Parking Lot Safety at Night for Women | Ten Easy Tips
Ladies: Stay Safe in Parking Lots!
While women may be perceived to be more at risk from nighttime crimes in parking lots and out on the street, the problem is widespread, and not limited to women. Men, too, can fall under attack. However, I address this mainly to women because some habits we gals have can put us at further risk.
Here, then, are ten best ways to thwart an attacker by not even giving them the opening they need. Most such crimes are rather spur-of-the-moment actions of opportunity, rather than pre-meditated. Even if the attack was thought out beforehand, the criminal is likely to go after the easiest target. So don’t be that target!
While usually well lit, they can have their own hazards. Things to be aware of include:
- People can hide behind support pillars; try not to park right next to one
- Elevators: use alone, or with a friend, but don't get in if only a male is inside; pretend it's your floor and exit if a (male) stranger gets in
- Enclosed stairwells are a bad place to be caught alone; avoid using if possible
First of all, whenever possible, park right under or very near to a light standard. Well-lit areas are less attractive to crooks. We've all heard this before, but it bears repeating.
This applies to all areas you may park at night, not just parking lots. If you can find a parking spot under a street light, great.
Closed parking garages offer overall lighting, but also come with their own sets of things to watch out for. (See sidebar.)
Get your keys out and hold them firmly in your hand before you leave the building. Don’t be fumbling around in the dark looking for your keys in your purse.
If you have a small flashlight with you, so much the better, so you can easily see the keyhole when you get to your car. There are small ones available that fit right on your keychain.
Hold your keys with the longest one pointing out between your index and middle fingers; the rest clenched into your fist. This makes a good emergency makeshift weapon should someone grab you. Go for the face; when you are under attack is no time to worry about being careful or polite.

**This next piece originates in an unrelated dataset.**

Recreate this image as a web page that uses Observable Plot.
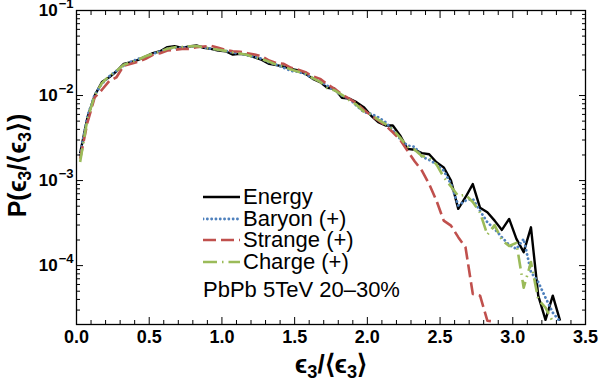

It's a good idea to also hold them so the remote is positioned under your thumb, so if you see a potential problem, you can hit the car's alarm button.
Common advice says to not park near other vehicles, particularly vans with side-opening doors.
This is rather useless advice, as you have no control over who parks next to you later on.
However, if there is such a vehicle on your driver’s side when you return, consider getting in on the passenger side instead.
Belt Pouches are a Good Idea
A waist pouch, belt pouch or 'fannypack' such as this is a safer alternative to a standard purse for nighttime use.
Don’t carry your purse over one arm, or dangling in your hand.
Use a bag with a shoulder strap, and carry it slung across your body, on the diagonal, so it is not easily grabbed.
Or, you can use a belt pouch type of bag that fastens around your waist. A swinging purse is an invitation to a thief or mugger.
Be observant. Before you step out of the building’s entry area, look around and see if you see anyone lurking about acting suspiciously.
If you see such activity, immediately go back inside, and ask for a security person to escort you to your vehicle.
Walk with your head held high, and continually scan the area as you are walking. Crooks love people who are not paying attention.
Notice that as you approach your vehicle, the parking lot lighting causes the windows to act as mirrored surfaces.
You can see your own reflection.
Use that to your advantage, to look over your shoulder without turning around, to see if anyone is nearby or approaching your location.
As soon as you get into your car, lock the door.
This is the first thing you should do, before even starting the engine.
Don’t sit there fiddling with things or yakking on the phone!
Start your engine right away, before you even fasten your seatbelt. That way, if someone does approach, looking as if they might try to break a window, you are able to step on it and peel out, leaving them spinning where they stand.
If no one is around, then go ahead and fasten your seatbelt before pulling out.
Take a self-defense class! This is the number one way to feel safe, confident and strong when you are alone at night (or in the daytime).
I encourage this for all women and girls. It builds strength, discipline, self-confidence and is a vital thing to know, not only in case of muggers, but also bullies.
Here, I'm not talking about a 'quickie' self-defense course at a parks and recreational facility for a few weeks; I'm talking about enrolling in an actual self defense school, and making it an ongoing study. Whether you decide on karate, judo, ju-jitsu, or some other form of martial arts, it is important enough that it could save your life or that of a loved one someday.
(Lest you think you could not perform any self-defense moves, please have a look at the video below. I think you'll find you are mistaken!)
Martial Arts are Adaptable for ALL Abilities
I hope you’ve found some useful tips here, and I hope you stay safe always.